透き通った深いグレー。小さなクレーターが表面を覆っている。さざ波が立っているようだ。
コロンビア産出の「コロンビアナイト」である。


これは石ではない。「ガラス」である。自然界でできたガラスであることは分かっているのだが、その誕生は謎に満ちている。





Pseudo-tektite (シュード・テクタイト)というカテゴライズをされていたりする。「疑似テクタイト」という意味だ。つまり、「まるでテクタイトのような天然ガラス」なのである。
テクタイトというのはどんなものか。

テクタイト
大型の隕石が地球に衝突したとき、地表の岩石はしばしば融解し、空気中の飛び散り急冷されてガラスをつくる。このガラスの破片はテクタイトとよばれる。典型的な大きさは、径数㎜~数㎝程度である。ダンベルや円盤の形をしている。テクタイトはこれまでに南極と南アメリカをのぞく、全ての大陸で発見されている。テクタイトはある特定の地域の比較的広い範囲(数百~数千平方㎞)から発見されるのが普通である。テクタイトの放出源となったクレーターが特定できることもある。たとえば、チェコ共和国で産出する美しい緑色のテクタイトは、その生成年代と化学組成にもとづいて、そこから数百㎞離れたドイツ国内にあるライスクレーターからもたらされたものであることが明らかになっている。(『岩石と宝石の大図鑑』p.75)
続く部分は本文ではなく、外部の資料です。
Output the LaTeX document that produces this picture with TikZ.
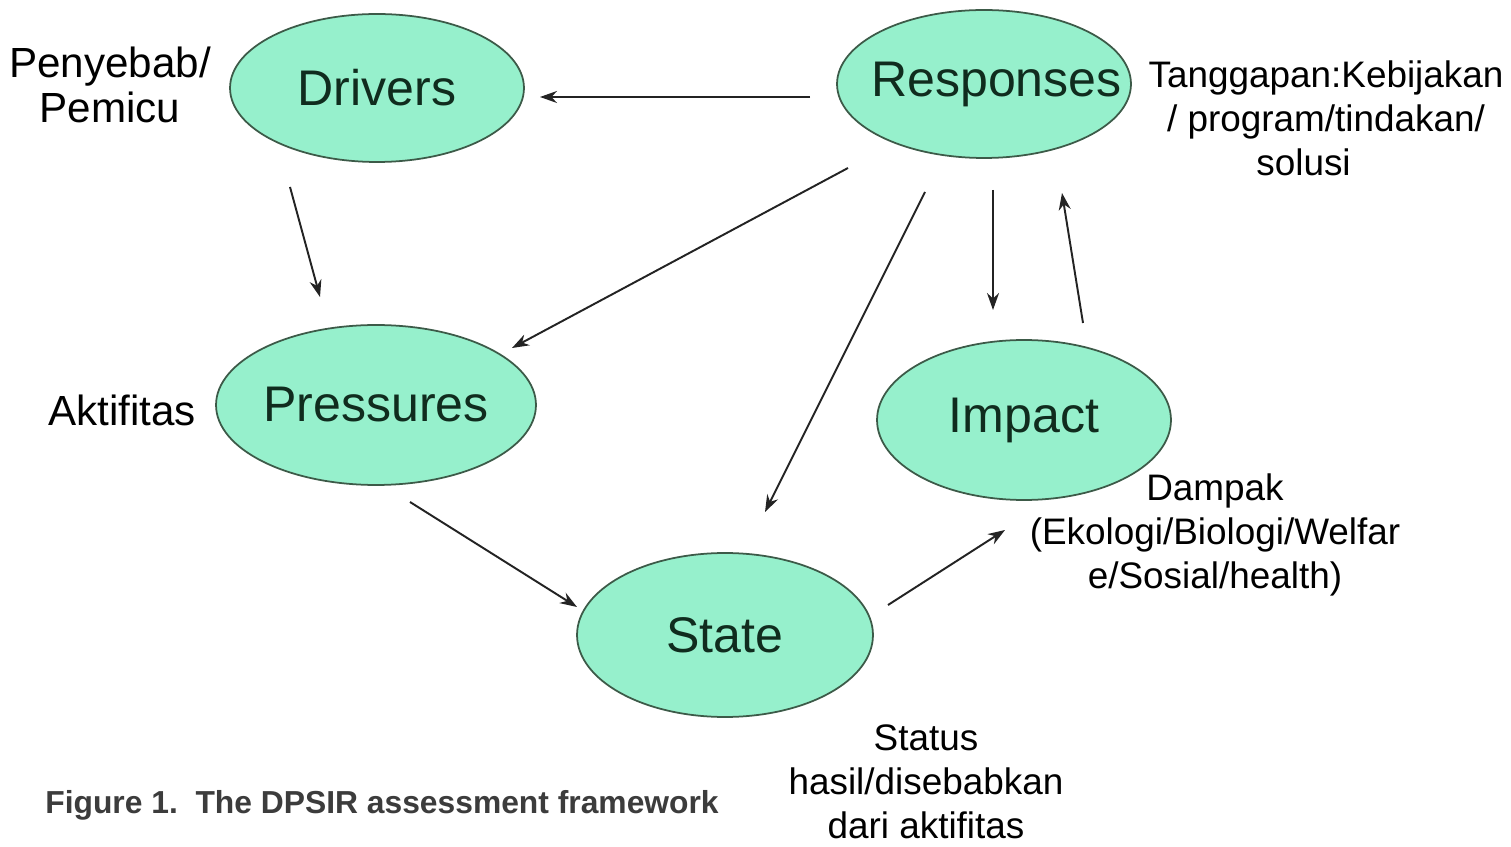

つまりは、隕石由来の天然ガラス、ということである。このコロンビアナイト、表面の凹凸といい、その形といい、実にテクタイトに似ているのだが、その成分を分析すると、なんと、「オブシディアン」、つまり黒曜石に近いのだ。

天然の火山ガラスである黒曜石は、溶岩が急速に鉱物が結晶化する時間がないときにできる。黒曜石という名前は、岩石の化学組成に関わらず、ガラス質の組織をもつものに対して用いられる。(『岩石と宝石の大図鑑』p.43)

それではなぜ、コロンビアナイトはテクタイトではなく、成分的にオブシディアン(黒曜石)に近いのかというと、その水分量である。
テクタイトのほとんどは、含まれる水分量は0.1%以下なのだ(トリニタイトとも考えられているリビアングラスで0.2%以下)。
それに対してオブシディアン(黒曜石)は、水分量が0.2%以上と2倍なのである。




コロンビアナイトが透過した光は、薄紫がかった灰色である。なんとも言えない微妙な色合いが、非常に魅力的だ。ちょっと言葉に表すのが難しい色合いである。そして、光を当てて透かしてみないと、その魅力的な色は見ることができない。


コロンビアナイトはまだ謎の多い鉱物である。私の調査もまだ始まったばかりで、参考文献や英語もしくは日本語で読むことのできるサイトも数少ない。これからも調査を続けていきたいと思うので、また新しい情報が入ったら是非ご紹介したいと思う。